Things I've done in the mean time:
- Removed munin
- Recompiled Apache and PHP
 
Last edited:

ThinIce

Well-Known Member
Apr 27, 2006
352
9
168
Disillusioned in England
cPanel Access Level
Root Administrator
After performing a kernel upgrade a few days ago, my server has "crashed" every day at around the same time. This is always when creating the backups. I've seen the load go up from 10 to 20 to 40 and beyound. cPanel can then no longer be reached and I'm forced to do a hardware reboot.

I don't want to blame the kernel right away. I'm running CentOS 5.9 with the latest kernel they offer (2.6.18-348.3.1.el5). The server has otherwise always ran fine with 200+ days uptime.
Is the backup getting as far as the same account on every run or does the problem raise it's head at different points?

A quick test might be to boot back into the old kernel if it's still installed just to rule that out. cpbackup is generally pretty good at backing off if high load is detected (you could look for evidence of this in the cpbackup log and check the related cpu/nice values in tweak settings).

If load on the machine allows you - is the same problem created if you manually force run the backup at a different time of day?

What you report sounds like it could be an issue with user scripting / a user database, do you have any output from lfd, apache / process listings / sys-snap etc for when the problem is occurring?
 

WhiteDog

Well-Known Member
Feb 19, 2008
142
6
68
Is the backup getting as far as the same account on every run or does the problem raise it's head at different points?

A quick test might be to boot back into the old kernel if it's still installed just to rule that out. cpbackup is generally pretty good at backing off if high load is detected (you could look for evidence of this in the cpbackup log and check the related cpu/nice values in tweak settings).

If load on the machine allows you - is the same problem created if you manually force run the backup at a different time of day?

What you report sounds like it could be an issue with user scripting / a user database, do you have any output from lfd, apache / process listings / sys-snap etc for when the problem is occurring?
Hi ThinIce, thanks already for your feedback.

cpbackup runs for quite a long time on this server (1 AM > 10 AM). It normally does this as a steady pace and the server load at this time stays below 4.0. It's configured to use cpu priority 19 and ionice at 3. This has worked well for the last year or so.

Now at the time the problem starts, cpbackup has been running for hours and is at about 80%. What i noticed at this moment was the following:
- gzip at about 30% CPU, compressing a very large account (the backup is 9 GB).
- munin cron jobs running
- cpanellog running (although it's explicitly configured NOT to run at the same time).
- a LOT of Apache threads hanging around.
- Server Status script (port check) reports port 80 as down (and only port 80).
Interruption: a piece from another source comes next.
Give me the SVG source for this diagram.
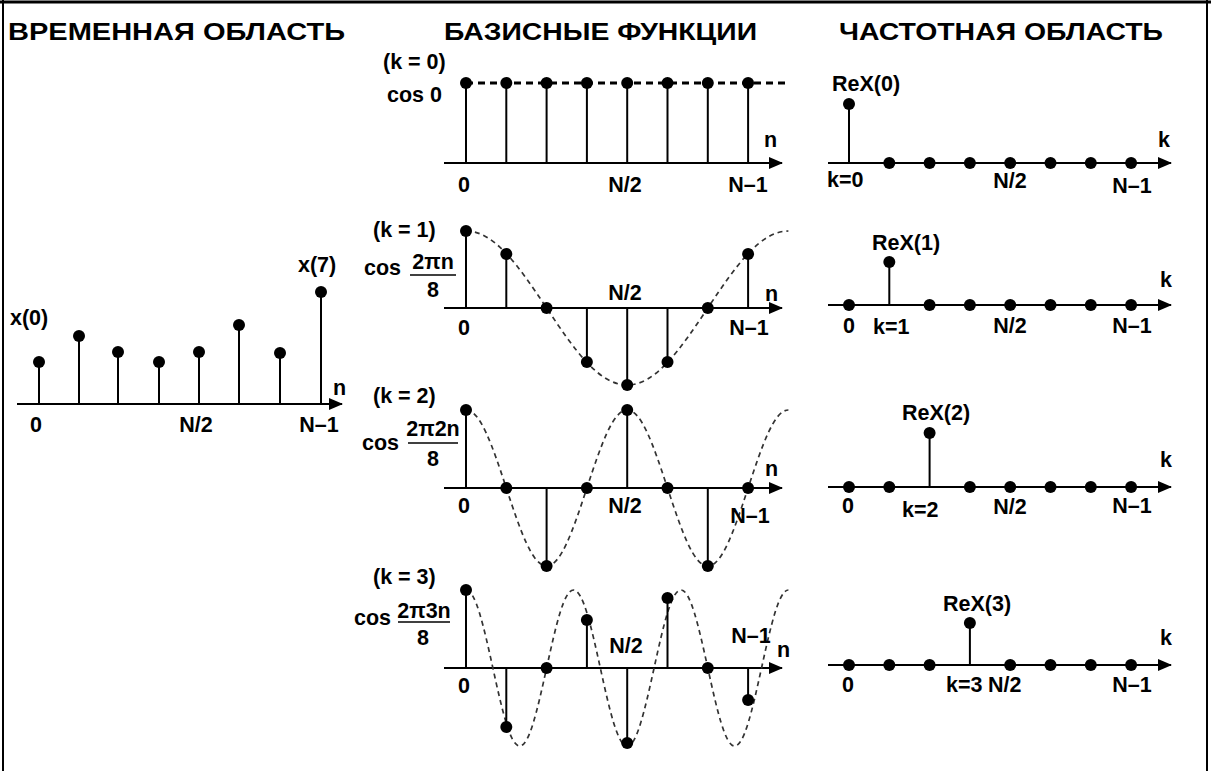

I just checked the Apache graphs as well in LFD, this is the Apache CPU graph for the last week:
/http://i50.tinypic.com/2qvqebt.gif

So I'm fairly certain my problem is caused by Apache not handling things as it did in the past. I'm only hoping there were some kernel optimizations in there that have been "corrected" after a recompile :)

For the record, my Pache config:
fileetag: None
keepalive: On
keepalivetimeout: 5
maxclients: 150
maxkeepaliverequests: 100
maxrequestsperchild: 10000
maxspareservers: 20
minspareservers: 10
root_options: ExecCGI, FollowSymLinks, Includes, IncludesNOEXEC, Indexes, SymLinksIfOwnerMatch
serverlimit: 256
serversignature: Off
servertokens: ProductOnly
sslciphersuite: ALL:!ADH:+HIGH:+MEDIUM:-LOW:-SSLv2:-EXP
startservers: 5
timeout: 300
traceenable: Off
 
Last edited:

Dante78

Well-Known Member
May 1, 2010
59
0
56
I had the same issue. Check if cpanelogd it is running in the same time with the backup, then check if some MySQL database (exim or any server service) it is not broken, by repairing it.